Beware of future volatility
It does matter for at least four reasons. First, because – as shown in Figure 3 - volatility can be very volatile (from 1994 to date, it has fluctuated between the low tens and 90%). Second, because – as shown in Figure 1 – volatility tends to increase when markets crash. This is why when a practitioner boldly “predicts” that a market will be volatile, the layman should decipher such a statement as a forecast that prices will fall. Third, because the financial services industry pervasively uses volatility – be it historical or implied – to calibrate the size of its positions – be they long or short – notwithstanding the fact that future volatility is hard to predict.
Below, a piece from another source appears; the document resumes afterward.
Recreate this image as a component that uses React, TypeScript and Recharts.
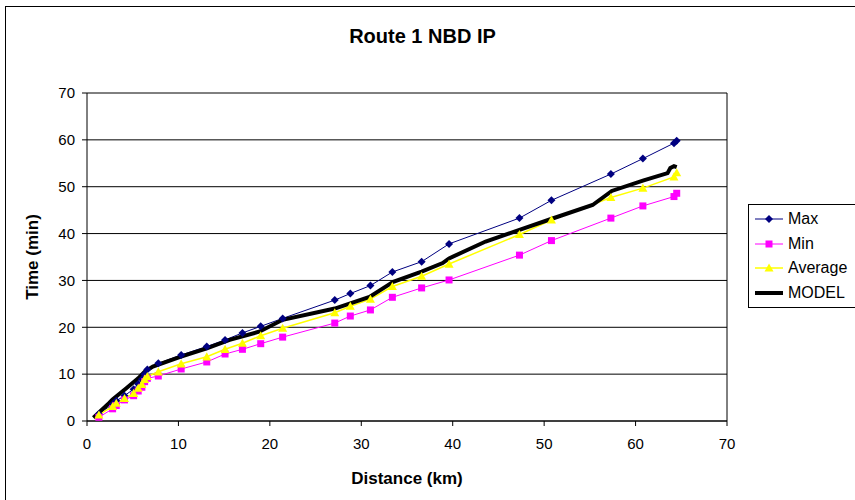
import React from "react";
import { LineChart, Line, XAxis, YAxis, CartesianGrid, ReferenceLine } from "recharts";

// bus stops along the route (km) and the observed times at each stop (min)
const stopKm = [1.3, 2.8, 3.2, 4.1, 5.1, 5.6, 6.0, 6.3, 6.6, 7.8, 10.3, 13.1, 15.1, 17.0, 19.0, 21.4, 27.1, 28.8, 31.0, 33.4, 36.6, 39.6, 47.3, 50.8, 57.3, 60.8, 64.2, 64.5];
const maxTime = [1.5, 3.6, 4.3, 5.4, 6.8, 7.9, 8.9, 10.0, 11.0, 12.3, 14.1, 15.9, 17.3, 18.8, 20.2, 21.9, 25.8, 27.2, 28.9, 31.8, 34.0, 37.8, 43.3, 47.1, 52.7, 56.0, 59.3, 59.8];
const minTime = [0.8, 2.6, 3.3, 4.5, 5.4, 6.4, 7.2, 8.4, 9.1, 9.6, 11.1, 12.6, 14.3, 15.3, 16.5, 17.9, 20.9, 22.4, 23.7, 26.4, 28.4, 30.1, 35.4, 38.5, 43.3, 45.9, 47.9, 48.6];
const avgTime = [1.3, 3.1, 3.8, 4.8, 5.9, 7.0, 7.8, 8.9, 9.5, 10.5, 12.2, 13.7, 15.3, 16.6, 18.2, 19.8, 23.1, 24.5, 26.0, 28.7, 30.9, 33.5, 39.8, 42.9, 47.7, 49.7, 52.1, 53.0];

// model curve
const modelKm = [0.7, 1.4, 2.4, 2.8, 4.3, 5.6, 6.3, 7.2, 10.2, 13.1, 15.6, 18.9, 21.4, 27.1, 30.9, 33.5, 36.6, 38.9, 39.6, 43.6, 47.3, 50.6, 55.3, 57.4, 60.8, 63.5, 63.8, 64.2, 64.5];
const modelTime = [0.7, 2.0, 3.8, 4.6, 7.0, 9.1, 10.5, 11.6, 13.7, 15.5, 17.3, 19.1, 21.6, 24.0, 26.5, 29.7, 31.9, 33.7, 34.7, 38.3, 40.8, 43.0, 46.1, 49.1, 51.3, 52.9, 54.0, 54.4, 54.2];

const ticks = [0, 10, 20, 30, 40, 50, 60, 70];

const toPoints = (xs: number[], ys: number[]) => xs.map((x, i) => ({ km: x, t: ys[i] }));

const NAVY = "#000080";
const MAGENTA = "#FF00FF";
const YELLOW = "#FFFF00";
const FONT = "Arial, 'Liberation Sans', sans-serif";

const diamond = (cx: number, cy: number, r: number) =>
  `M${cx},${cy - r}L${cx + r},${cy}L${cx},${cy + r}L${cx - r},${cy}Z`;
const triangle = (cx: number, cy: number, r: number) =>
  `M${cx},${cy - r}L${cx + r},${cy + r * 0.8}L${cx - r},${cy + r * 0.8}Z`;

const DiamondDot = (p: any) => {
  if (p.cx == null) return <g key={p.index} />;
  return <path key={p.index} d={diamond(p.cx, p.cy, 4)} fill={NAVY} />;
};
const SquareDot = (p: any) => {
  if (p.cx == null) return <g key={p.index} />;
  return <rect key={p.index} x={p.cx - 3.5} y={p.cy - 3.5} width={7} height={7} fill={MAGENTA} />;
};
const TriangleDot = (p: any) => {
  if (p.cx == null) return <g key={p.index} />;
  return <path key={p.index} d={triangle(p.cx, p.cy, 4.5)} fill={YELLOW} />;
};

function LegendBox() {
  const items = [
    { name: "Max", color: NAVY, w: 1, mark: "d" },
    { name: "Min", color: MAGENTA, w: 1, mark: "s" },
    { name: "Average", color: YELLOW, w: 1.5, mark: "t" },
    { name: "MODEL", color: "#000", w: 4, mark: "" },
  ];
  return (
    <div
      style={{
        position: "absolute",
        left: 748,
        top: 204,
        width: 130,
        height: 102,
        border: "1px solid #000",
        background: "#fff",
        fontFamily: FONT,
        fontSize: 16,
      }}
    >
      {items.map((it, i) => (
        <div key={it.name} style={{ position: "absolute", left: 5, top: 4 + i * 24.5, height: 20, display: "flex", alignItems: "center" }}>
          <svg width={30} height={20}>
            <line x1={1} x2={29} y1={10} y2={10} stroke={it.color} strokeWidth={it.w} />
            {it.mark === "d" && <path d={diamond(15, 10, 4)} fill={it.color} />}
            {it.mark === "s" && <rect x={11.5} y={6.5} width={7} height={7} fill={it.color} />}
            {it.mark === "t" && <path d={triangle(15, 10, 4.5)} fill={it.color} />}
          </svg>
          <span style={{ marginLeft: 4, whiteSpace: "nowrap" }}>{it.name}</span>
        </div>
      ))}
    </div>
  );
}

export default function App() {
  const tickStyle = { fill: "#000", fontSize: 15, fontFamily: FONT };
  return (
    <div style={{ position: "absolute", left: 0, top: 0, width: 855, height: 500, overflow: "hidden", background: "#fff" }}>
      <div style={{ position: "absolute", left: 5, top: 6, width: 900, height: 600, border: "1px solid #000" }} />
      <div
        style={{
          position: "absolute",
          left: 0,
          width: 845,
          top: 25,
          textAlign: "center",
          fontFamily: FONT,
          fontWeight: "bold",
          fontSize: 20,
        }}
      >
        Route 1 NBD IP
      </div>
      <div
        style={{
          position: "absolute",
          left: 87,
          width: 640,
          top: 469,
          textAlign: "center",
          fontFamily: FONT,
          fontWeight: "bold",
          fontSize: 17,
        }}
      >
        Distance (km)
      </div>
      <div
        style={{
          position: "absolute",
          left: 33,
          top: 257,
          transform: "translate(-50%, -50%) rotate(-90deg)",
          whiteSpace: "nowrap",
          fontFamily: FONT,
          fontWeight: "bold",
          fontSize: 17,
        }}
      >
        Time (min)
      </div>
      <div style={{ position: "absolute", left: 0, top: 0 }}>
        <LineChart width={855} height={500} margin={{ top: 93, right: 128, left: 0, bottom: 0 }}>
          <CartesianGrid vertical={false} stroke="#000" strokeWidth={1} />
          <XAxis
            type="number"
            dataKey="km"
            domain={[0, 70]}
            ticks={ticks}
            height={79}
            stroke="#000"
            tickSize={5}
            tickMargin={12}
            tick={tickStyle}
            allowDuplicatedCategory={false}
          />
          <YAxis
            type="number"
            dataKey="t"
            domain={[0, 70]}
            ticks={ticks}
            width={87}
            stroke="#000"
            tickSize={5}
            tickMargin={7}
            tick={tickStyle}
          />
          <ReferenceLine x={70} stroke="#000" />
          <Line
            data={toPoints(stopKm, maxTime)}
            dataKey="t"
            name="Max"
            type="linear"
            stroke={NAVY}
            strokeWidth={1}
            dot={DiamondDot}
            isAnimationActive={false}
          />
          <Line
            data={toPoints(stopKm, minTime)}
            dataKey="t"
            name="Min"
            type="linear"
            stroke={MAGENTA}
            strokeWidth={1}
            dot={SquareDot}
            isAnimationActive={false}
          />
          <Line
            data={toPoints(stopKm, avgTime)}
            dataKey="t"
            name="Average"
            type="linear"
            stroke={YELLOW}
            strokeWidth={1.5}
            dot={TriangleDot}
            isAnimationActive={false}
          />
          <Line
            data={toPoints(modelKm, modelTime)}
            dataKey="t"
            name="MODEL"
            type="linear"
            stroke="#000"
            strokeWidth={4}
            dot={false}
            isAnimationActive={false}
          />
        </LineChart>
      </div>
      <LegendBox />
    </div>
  );
}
Fourth, because volatility spikes are liable to stress money markets through collateral and margin calls.
A case in point are those strategies that systematically sell options (i.e. implied volatility) to enhance returns in a low interest rate environment (so-called “inverse volatility” strategies). The hunt for yield fostered by unconventional monetary policy is indeed incentivizing investors, even retail ones, to sell options. The more the central banks’ “puts” are credible, the greater the incentive to write slightly out-of-the-money options so as to cash in the corresponding premiums, hoping the options will not be exercised.
This increased supply of implied volatility tends to compress implied as well as realized volatility most of the time, but it also fosters by the same token the brutal volatility spikes seen in early and late 2018. Through a second-round cumulative effect, the low level of volatility is indeed an incentive to take more risk in the many volatility-targeting strategies – like risk-parity strategies or Solvency II ratios – that rely on the ubiquitous Value-at-Risk (VaR) models. This initially directly supports the prices of the underlying assets. All the resulting positions are easy to price and to manage as long as the prices of the underlying assets move, if not continuously (as assumed in the Black & Scholes model), at least gradually.
But this is by design an unstable equilibrium. In February 2018, in one single trading day, an “inverse volatility” exchange-traded product lost 90% of its value. As a matter of fact, large price gaps (discontinuities) can trigger a chain reaction of cumulative, self-reinforcing, forced selling. This is what happened with “portfolio insurance” in October 1987, following a large downward move triggered by some unexpected “bad news”: to limit their potential losses, equity put sellers became forced sellers of equity futures, thus reinforcing the vicious positive feedback loop they were trying to escape. In other words, risk is not a kind of physical constant that Nature would “give” to a market; it is man-made, it is endogenous to markets.
Following the Great Financial Crisis, to alleviate the credit risk present in derivatives transactions, they are increasingly being settled through clearing houses and secured by collateral and margin calls. As a result, volatility spikes do have an impact on the demand for liquidity. In the last two years, as shown in Figure 5, we have experienced three brutal rises in the VIX: the first, in January 2018; the second, from October to December 2018; the third, in July-August 2019. In all three cases, the deposits made at clearing houses rose significantly. In the last instance, the overnight repo rate briefly rose to 10%, 775 basis points above the Federal Funds target rate!
As Hyman Minsky put it, “stability begets instability”. This aphorism is never so true and worth remembering as when volatility has been low for a long time.